I cannot claim to be angelic in this regard; I admit that I sometimes blurt profanities in the company of those that dislike such language. I always regret it, but this little streak of perversity persists.
But if we pause to look at profanity, we see a bunch of stale words which have not evolved much except in the mouths of those seeking to offend or draw attention to their meagre presence and vocabulary.
I subscribe to an omnibus blog digest (Medium) which presents individual views on ‘anything goes’. I follow topics on art, cooking, creativity, history, politics, productivity, psychology, racism, religion and technology.
Much space is taken up by angry people. You may not believe how much is written on racism, feminism and anti-feminism. Vitriol and profanity spew out!
Profanity usually accompanies extreme displeasure or discomfort. It has also become some sort of sign of manliness. Big boys use profanity to impress little boys with their naughtiness and daring.
Some women seem to believe that they are liberated by their profanities. How sad! People striving to emulate others in every way destroy their uniqueness and charm.
What is also very sad is the proliferation of profanity.
It seems now that coarseness has become an indicator of equality, maturity and defiance. Users seek to shock perceivers and inspire the same sort of admiration that big boys sought from little boys.
Unfortunately for them their audience is different and is discerning and scornful of such puerile and pathetic efforts.

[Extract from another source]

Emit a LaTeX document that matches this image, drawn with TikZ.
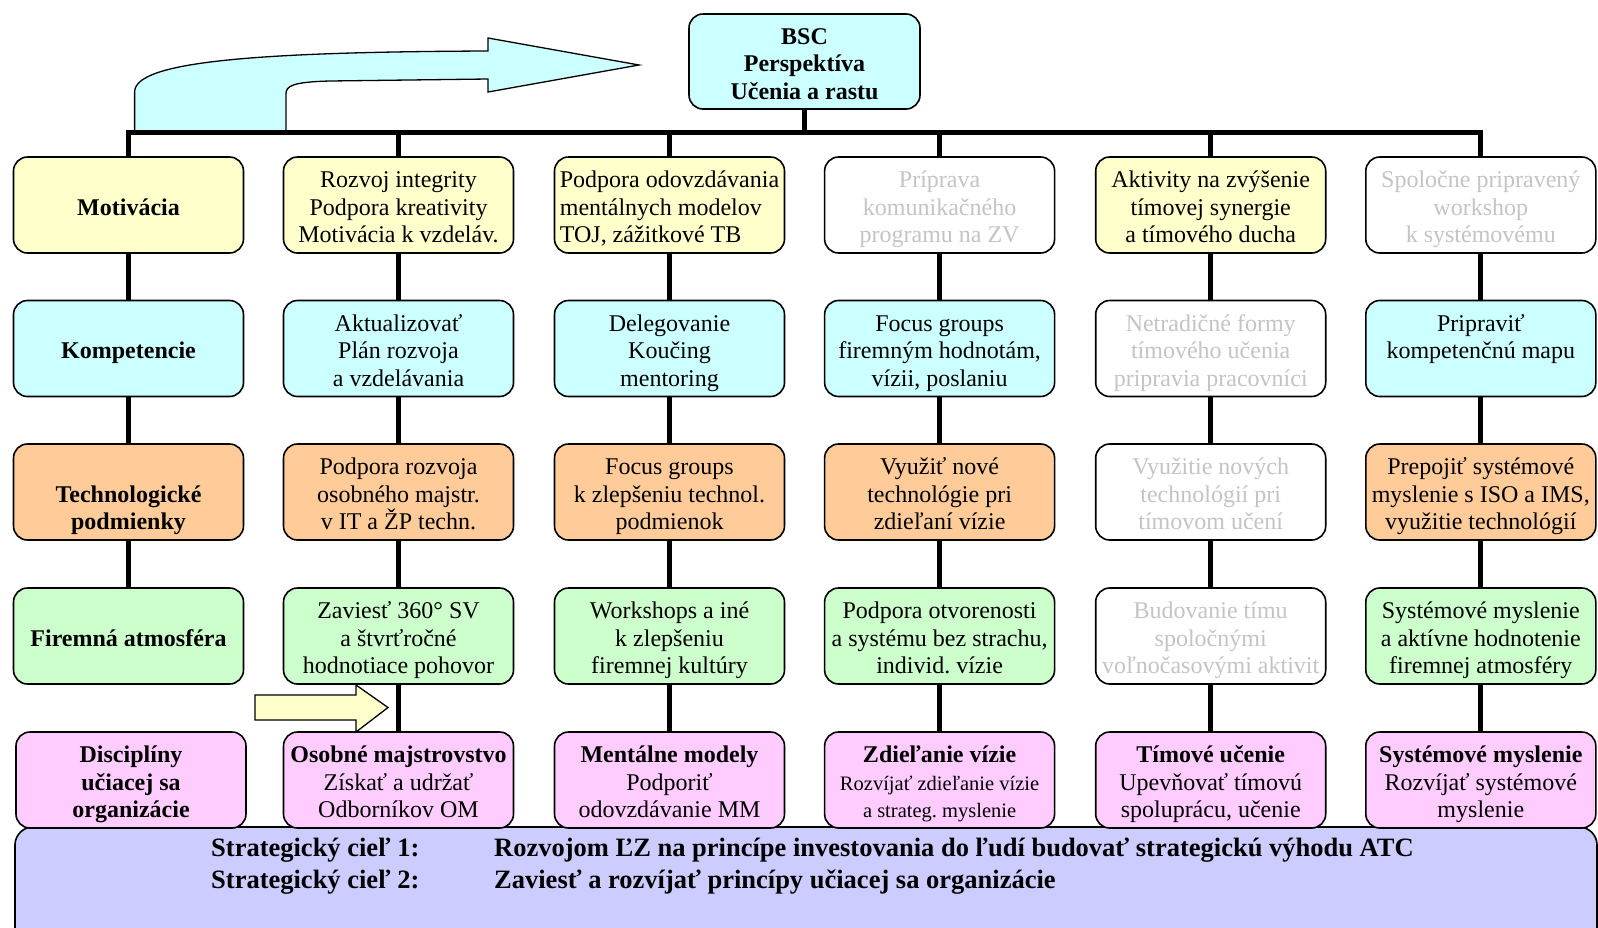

It would be tragic if the economics and rationale of media moguls prevailed and
we are faced with further entertainment perversions, worse than Married at First Sight (#@&%!!) and presented with ‘real life’ scenarios in childrens’ hour
Generally speaking, I believe that, if used, profanity should not be spoken in the presence of parents or children (or by them) or indeed, anyone who would be offended by it
Ouch! But that is a stern test for big boys and girls!